Canada’s venture capital market is showing signs of significant slowdown, with investment levels dropping to those last seen during the height of the Covid-19 pandemic. According to a new report from the Canadian Venture Capital and Private Equity Association (CVCA), investors poured $2.9 billion into 254 Canadian VC deals during the first half of 2025 — representing a 26% decline in total capital invested and a 22% decrease in deal volume compared with the same period last year.
The report paints a picture of a cautious investment environment, as both domestic and foreign investors pull back amid global economic uncertainty. The CVCA notes that U.S. investors, traditionally major contributors to Canada’s venture ecosystem, have also scaled back their involvement — with participation down 3% from 2024 and 8% below the record highs of 2021.
Industry experts say the downturn reflects a combination of factors, including global trade tensions, tightening financial conditions, and reduced risk appetite across markets. David Kornacki, director at CVCA, said the slowdown mirrors a broader pullback in venture capital activity worldwide.

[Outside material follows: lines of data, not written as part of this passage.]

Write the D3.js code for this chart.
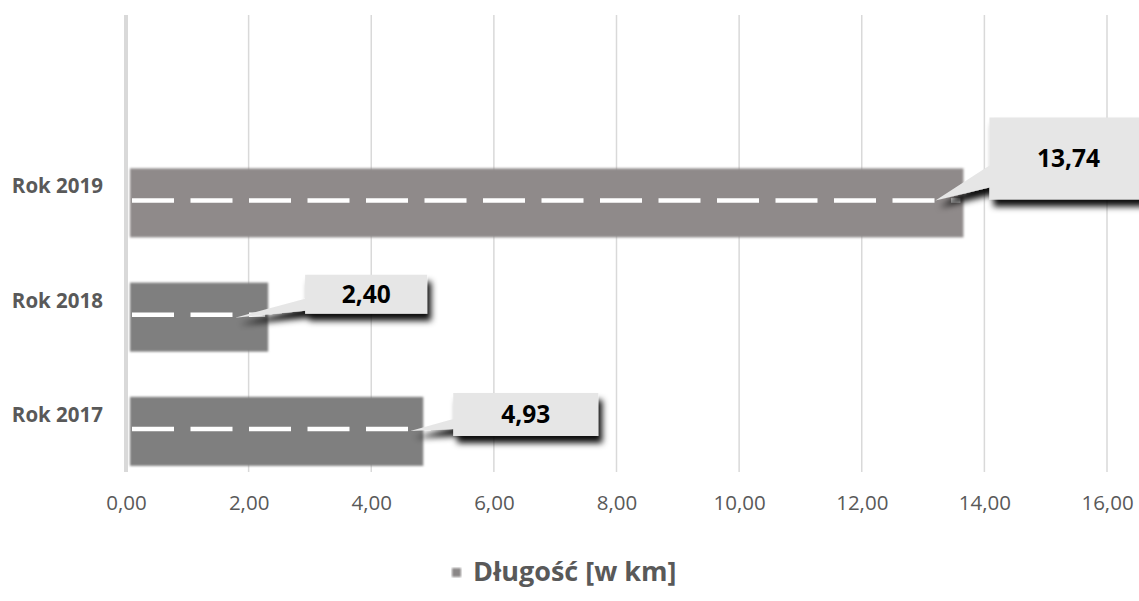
<!DOCTYPE html>
<html>
<head>
<meta charset="utf-8">
<script src="https://cdn.jsdelivr.net/npm/d3@7"></script>
<style>
  body { margin: 0; background: #fff; }
  svg { display: block; font-family: "Open Sans", sans-serif; }
</style>
</head>
<body>
<svg id="chart"></svg>
<script>
// data
const years = ["Rok 2017", "Rok 2018", "Rok 2019"];
const lengths = [4.93, 2.40, 13.74];
const xTicks = [0, 2, 4, 6, 8, 10, 12, 14, 16];
const seriesName = "Długość [w km]";

const width = 1139;
const height = 601;
const margin = { left: 126, right: 32, top: 15, bottom: 129 };

const svg = d3.select('svg#chart').attr('width', width).attr('height', height);
const defs = svg.append('defs');

defs.append('filter').attr('id', 'soft')
  .attr('x', '-5%').attr('y', '-5%').attr('width', '110%').attr('height', '110%')
  .append('feGaussianBlur').attr('stdDeviation', 0.9);

const shadow = defs.append('filter').attr('id', 'shadow')
  .attr('x', '-20%').attr('y', '-30%').attr('width', '150%').attr('height', '180%');
shadow.append('feDropShadow')
  .attr('dx', 4).attr('dy', 7).attr('stdDeviation', 3)
  .attr('flood-color', '#000').attr('flood-opacity', 0.95);

const xScale = d3.scaleLinear()
  .domain([0, 16])
  .range([margin.left, width - margin.right]);

// an empty slot sits above the last year, like in the original chart
const yScale = d3.scaleBand()
  .domain(["", ...years.slice().reverse()])
  .range([margin.top, height - margin.bottom]);

const cy = d => yScale(d) + yScale.bandwidth() / 2;
const fmt = v => d3.format(".2f")(v).replace(".", ",");

// gridlines
const grid = svg.append('g');
grid.selectAll('line').data(xTicks).enter().append('line')
  .attr('x1', d => xScale(d)).attr('x2', d => xScale(d))
  .attr('y1', margin.top).attr('y2', height - margin.bottom)
  .attr('stroke', '#d9d9d9')
  .attr('stroke-width', d => d === 0 ? 4 : 1.5);

// x axis labels
const xAxis = svg.append('g')
  .attr('transform', 'translate(0,' + (height - margin.bottom) + ')')
  .call(d3.axisBottom(xScale).tickValues(xTicks).tickFormat(fmt).tickSize(0).tickPadding(23));
xAxis.select('.domain').remove();
xAxis.selectAll('text')
  .attr('font-family', '"Open Sans", sans-serif')
  .attr('font-size', 20.5).attr('fill', '#595959');

// y labels
svg.append('g').selectAll('text').data(years).enter().append('text')
  .attr('x', 103).attr('y', d => cy(d) + 7)
  .attr('text-anchor', 'end')
  .attr('font-size', 20.5).attr('font-weight', 700).attr('fill', '#595959')
  .text(d => d);

// bars
const rows = years.map((y, i) => ({ year: y, value: lengths[i] }));
const barColor = d => d.year === "Rok 2019" ? '#8f8a8a' : '#7f7f7f';

svg.append('g').selectAll('rect').data(rows).enter().append('rect')
  .attr('x', xScale(0) + 4)
  .attr('y', d => cy(d.year) - 18)
  .attr('width', d => xScale(d.value) - 5 - (xScale(0) + 4))
  .attr('height', 69)
  .attr('fill', barColor)
  .attr('filter', 'url(#soft)');

// dashed centre line
svg.append('g').selectAll('line').data(rows).enter().append('line')
  .attr('x1', xScale(0) + 6)
  .attr('x2', d => xScale(d.value) - 8)
  .attr('y1', d => cy(d.year) + 14).attr('y2', d => cy(d.year) + 14)
  .attr('stroke', '#fff').attr('stroke-width', 4.5)
  .attr('stroke-dasharray', '42 16.5');

// callouts (offsets from the bar end / band centre)
const callouts = {
  "Rok 2019": { bx: 21, by: -69, w: 165, h: 82, tx: -33, ty: 14, b0: -21, b1: 1 },
  "Rok 2018": { bx: 32, by: -26, w: 122, h: 39, tx: -38, ty: 17, b0: -2, b1: 10 },
  "Rok 2017": { bx: 25, by: -22, w: 145, h: 43, tx: -18, ty: 16, b0: 4, b1: 14 }
};

const call = svg.append('g').selectAll('g').data(rows).enter().append('g')
  .attr('filter', 'url(#shadow)');

call.append('path')
  .attr('fill', '#e6e6e6')
  .attr('d', d => {
    const c = callouts[d.year], xe = xScale(d.value), yc = cy(d.year);
    const bx = xe + c.bx, by = yc + c.by;
    return 'M' + bx + ',' + by +
      'H' + (bx + c.w) + 'V' + (by + c.h) + 'H' + bx +
      'V' + (yc + c.b1) + 'L' + (xe + c.tx) + ',' + (yc + c.ty) +
      'L' + bx + ',' + (yc + c.b0) + 'Z';
  });

svg.append('g').selectAll('text').data(rows).enter().append('text')
  .attr('x', d => xScale(d.value) + callouts[d.year].bx + (d.year === "Rok 2019" ? 79 : callouts[d.year].w / 2))
  .attr('y', d => cy(d.year) + callouts[d.year].by + callouts[d.year].h / 2)
  .attr('dy', '0.36em')
  .attr('text-anchor', 'middle')
  .attr('font-size', 24.5).attr('font-weight', 700).attr('fill', '#000')
  .text(d => fmt(d.value));

// legend
const legend = svg.append('g');
legend.append('rect')
  .attr('x', 452).attr('y', 568).attr('width', 9).attr('height', 9)
  .attr('fill', '#8a8787').attr('filter', 'url(#soft)');
legend.append('text')
  .attr('x', 473).attr('y', 581)
  .attr('font-size', 27).attr('font-weight', 700).attr('fill', '#595959')
  .text(seriesName);
</script>
</body>
</html>
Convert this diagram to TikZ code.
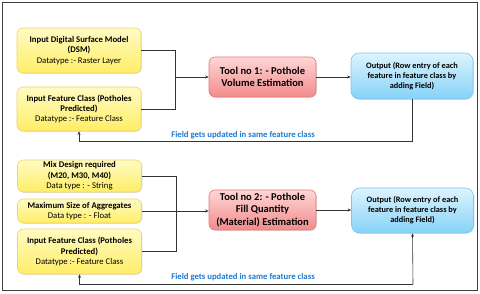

“We’re seeing similar trends across the U.S. and Europe,” Kornacki explained. “Uncertain economic conditions and geopolitical challenges have made investors more selective, especially when it comes to early-stage and high-growth ventures.”
Despite the downturn, analysts suggest that the pullback may offer opportunities for resilient startups to secure funding at more sustainable valuations, while investors focus on quality over quantity in a more disciplined market.